Experts also agree that compulsory diversity training often backfires, creating defensiveness and resentment among attendees.
A July 2016 article in the Harvard Business Review cited laboratory studies concluding that force-feeding diversity training can activate bias rather than eliminate it. The article cited conclusions drawn from reviewing 30 years of data from 800 U.S. companies.
“We’ve seen that companies get better results when they ease up on the control tactics.

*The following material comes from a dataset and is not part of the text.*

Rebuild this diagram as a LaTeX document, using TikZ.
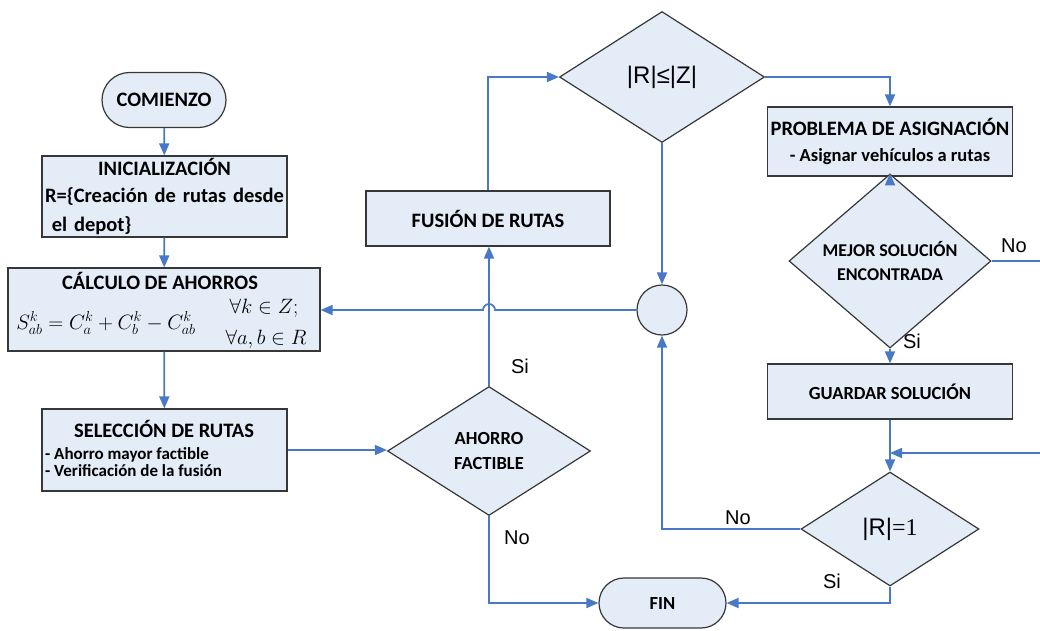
\documentclass[tikz,border=0pt]{standalone}
\usepackage{fontspec}
\setmainfont{Carlito}
\newfontfamily\arialfont{Liberation Sans}
\newfontfamily\romanfont{Liberation Serif}
\usetikzlibrary{arrows.meta,shapes.geometric,shapes.misc}

\definecolor{boxfill}{RGB}{228,236,247}
\definecolor{boxline}{RGB}{55,55,55}
\definecolor{linkcol}{RGB}{72,120,198}

\tikzset{
  box/.style={draw=boxline, fill=boxfill, line width=1.2pt, inner sep=2pt, text=black},
  procbox/.style={box, rectangle},
  decision/.style={box, diamond, inner sep=0pt},
  terminal/.style={box, rounded rectangle},
  bigfont/.style={font=\fontsize{20.5}{27}\selectfont\bfseries},
  midfont/.style={font=\fontsize{18.5}{25}\selectfont\bfseries},
  mathfont/.style={font=\fontsize{21}{24}\selectfont, inner sep=0pt},
  link/.style={draw=linkcol, line width=1.7pt, -{Triangle[length=12pt,width=10pt]}},
  plainlink/.style={draw=linkcol, line width=1.7pt},
  lbl/.style={font=\arialfont\fontsize{20}{22}\selectfont, text=black, inner sep=0pt}
}

\begin{document}
\begin{tikzpicture}[x=1pt,y=1pt]
\useasboundingbox (0,0) rectangle (1040,-630);

% --- left column ---
\node[terminal, bigfont, minimum width=128pt, minimum height=55pt] (start) at (164,-100) {COMIENZO};

\node[procbox, bigfont, minimum height=81pt, text width=239pt, inner xsep=3pt] (init) at (164.5,-196.5)
  {\centering INICIALIZACIÓN\par\raggedright R=\{Creación de rutas desde\\[2pt] \ el depot\}};

\node[procbox, minimum width=312pt, minimum height=83pt] (calc) at (164,-309.5) {};
\node[bigfont, inner sep=0pt] (calcT) at (160,-281) {CÁLCULO DE AHORROS};
\node[mathfont] (calcF) at (106,-323) {$S^{k}_{ab}=C^{k}_{a}+C^{k}_{b}-C^{k}_{ab}$};
\node[mathfont] (calcZ) at (264,-308) {$\forall k\in Z;$};
\node[mathfont] (calcR) at (266,-339) {$\forall a,b\in R$};

\node[procbox, minimum width=245pt, minimum height=82pt] (sel) at (164.5,-450) {};
\node[inner sep=0pt, font=\fontsize{20.5}{25}\selectfont\bfseries] (selT) at (164,-429) {SELECCIÓN DE RUTAS};
\node[inner sep=0pt, anchor=west, align=left, font=\fontsize{17}{17.5}\selectfont\bfseries] (selL) at (45,-462)
  {- Ahorro mayor factible\\ - Verificación de la fusión};

% --- middle column ---
\node[decision, midfont, minimum width=203pt, minimum height=129pt, align=center] (ahorro) at (489,-451)
  {AHORRO\\FACTIBLE};

\node[procbox, bigfont, minimum width=244pt, minimum height=55pt] (fusion) at (488,-218.5) {FUSIÓN DE RUTAS};

\node[decision, minimum width=205pt, minimum height=131pt, font=\arialfont\fontsize{24}{26}\selectfont] (rz) at (662,-77) {|R|≤|Z|};

\node[box, circle, minimum size=50pt, inner sep=0pt] (circ) at (662,-310) {};

\node[terminal, midfont, minimum width=131pt, minimum height=50pt] (fin) at (662.5,-603) {FIN};

% --- right column ---
\node[procbox, minimum width=245pt, minimum height=69pt, align=center] (prob) at (890,-141.5)
  {{\bfseries\fontsize{20.5}{22}\selectfont PROBLEMA DE ASIGNACIÓN}\\[12pt]
   {\bfseries\fontsize{18.5}{20}\selectfont - Asignar vehículos a rutas}};

\node[decision, minimum width=202pt, minimum height=128pt, align=center,
      font=\fontsize{18}{24}\selectfont\bfseries] (mejor) at (890,-261)
  {MEJOR SOLUCIÓN\\ENCONTRADA};

\node[procbox, midfont, minimum width=245pt, minimum height=55pt] (guard) at (890,-391.5) {GUARDAR SOLUCIÓN};

\node[decision, minimum width=178pt, minimum height=114pt] (r1) at (890,-529)
  {{\arialfont\fontsize{24}{26}\selectfont |R|}{\romanfont\fontsize{24}{26}\selectfont =1}};

\coordinate (offA) at (1040,-261);
\coordinate (offB) at (1040,-453);
\coordinate (join) at (890,-453);

% --- connectors ---
\draw[link] (start) -- (init);
\draw[link] (init) -- (calc);
\draw[link] (calc) -- (sel);
\draw[link] (sel.east) -- (sel.east -| ahorro.west);
\draw[link] (ahorro.north) -- (ahorro.north |- fusion.south);
\draw[link] (fusion.north) |- (rz.west);
\draw[link] (rz.east) -| (prob.north);
\draw[link] (rz.south) -- (circ.north);
\draw[link] (circ.west) -- ([xshift=6pt]ahorro.north |- circ.west)
  arc[start angle=0, end angle=180, radius=6pt] -- (calc.east |- circ.west);
\draw[link] (prob.south) -- (mejor.north);
\draw[plainlink] (mejor.east) -- (offA);
\draw[link] (mejor.south) -- (guard.north);
\draw[link] (guard.south) -- (r1.north);
\draw[link] (offB) -- (join);
\draw[link] (r1.west) -| (circ.south);
\draw[link] (r1.south) |- (fin.east);
\draw[link] (ahorro.south) |- (fin.west);

% --- branch labels ---
\node[lbl] (siA) at (520,-366) {Si};
\node[lbl] (noA) at (517,-538) {No};
\node[lbl] (noM) at (1014,-246) {No};
\node[lbl] (siM) at (912,-341) {Si};
\node[lbl] (noR) at (738,-518) {No};
\node[lbl] (siR) at (832,-581) {Si};
\end{tikzpicture}
\end{document}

It’s more effective to engage managers in solving the problem, increase their on-the-job contact with female and minority workers, and promote social accountability – the desire to look fair-minded,” authors wrote.
Hawkins agreed that mandatory training tends to be counterproductive, while voluntary training is helpful.
“Diversity training may increase defensiveness in some participants, but learning things that make us uncomfortable can motivate us to change,” she said. “Ignoring a problem does not make it go away.”
Expectations for the Session
Hawkins said she hopes the ACE session will help attendees accept that all people have biases and motivate them to understand their own biases better.
Her presentation includes three primary concepts:
- Much of mental life occurs outside of conscious awareness.
- Implicit thoughts can contradict conscious beliefs.
- Action is shaped by intended and unintended thoughts.
Birgenheier said she hopes luncheon participants will be excited about the topic and that they will want to learn more.
“I want to see what the appetite for this topic is so we can potentially plan future events around this discussion,” she said. “We have received a lot of financial support and enthusiasm for the event,” she said. “It’s been refreshing to find that when you have an exciting topic, people are motivated to get behind the event. There is a lot of support to talk about the issues and highlight the strengths of diversity in the workplace.”
Big Step for AAPG
For Catherine Campbell, ACE 2018 sponsorship chair and senior geologist at Camino Natural Resources, hosting the Unconscious Bias Luncheon is a great step forward for AAPG.
“There is a strong bimodal distribution in our field and communicating across the experience and age gaps can be complicated by unconscious bias,” she said. “I am excited to identify my personal biases and learn techniques to look past them. This opportunity is unique and important for all members of AAPG who are looking to grow personally and professionally.”